The Club acknowledge that as a result of course conditions, they have reached a ceiling for recognition in whichever fickle golf course ranking they want to measure themselves against. Currently 27th best golf course in Scotland and 60th best links course in the UK and Ireland. A climb up the rankings is not guaranteed and for most that visit Brora from overseas, few would care.

Brora Golf Club, Scotland

Like its neighbour Royal Dornoch, Brora Golf Club has renewed its vision to help bring economic growth to its fragile community. The Club now employs 30 staff in a region that faces a de-population crisis. It is acutely aware the important role the Club plays in the prosperity of local people’s lives which golf tourism brings. That should be welcomed and applauded.  

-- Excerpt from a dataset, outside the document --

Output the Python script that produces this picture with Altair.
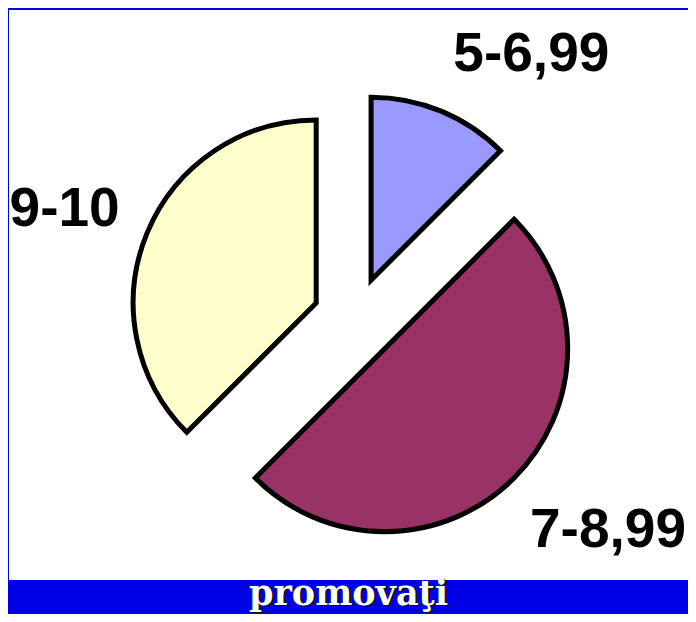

Now ran more professionally and with an emphasis on maximising revenue, green fees for overseas visitors are set to rise to a reported £180 next year. 

While the Club in recent times intentionally avoids using the animals in their marketing, a social media search brings up hundreds of sheep and highland cow selfies. The animals appear on Brora Golf Club media articles, golf tour operator websites and course reviews. Our Instagram video of the Brora animals has nearly 500k views, 12.5k likes and was shared on Visit Scotland’s official page to their 1.7m followers.

I preface all this with the acknowledgement that the decisions at Brora Golf Club fall with the 200 or so local members. It’s their club and what you or I think they should do doesn’t matter. 

But please know that you have something special.

Something that in my humble opinion, money and course rankings can never replace and something in ten years from now, we wish golf had more of. 

1st green, Brora Golf Club, Scotland

A trip to Brora is a ride in a time machine. It’s how golf was and arguably, how golf should look more often. A reminder that golf courses once looked a certain way, prior to the invent of colour television and the annual playing of The Masters. It’s a reminder that links courses can exists by modest means, making golf accessible to all. The grass is grazed, not chemically enhanced. Greens show imperfections and bunkers aren’t perfectly raked. There’s no locker room attendant or concierge to clean your cattle sh*t covered golf shoes. But that’s all OK. It’s OK to be rough around the edges, after all golf is not a game of perfect.

I had two pertinent conversations with North American golf pilgrims who make regular visits to Scotland. They both voiced the same concern:

“Regrettably, like much of the world - the great places are slowly coming postcards of themselves and, I fear, becoming hollowed out. This isn’t a criticism - it’s just reality. There is a thirst for something genuine, local and less known”

Linksland, the area of sandy soil that connects the coastline with the fertile agricultural land. Sandy soils, usefulness for farming and great for golf. Common recreational land that served as a playground and breeding ground for the game of golf as we know it to be now. Rabbit scrapings made golf holes, dishevelled sand dunes that were once sleeping quarters for livestock - made hazards. A modest and simple recreational pastime that has morphed into something a lot more complex.

As golfers we pack our golf travel bags in search of unique experiences, otherwise why travel at all?  Brora is unlike any other golf experience on the planet. Without the grazing animals and electric fences around greens, it becomes a little more ordinary.

When conformity is aplenty Brora, don’t feel a need to join the herd.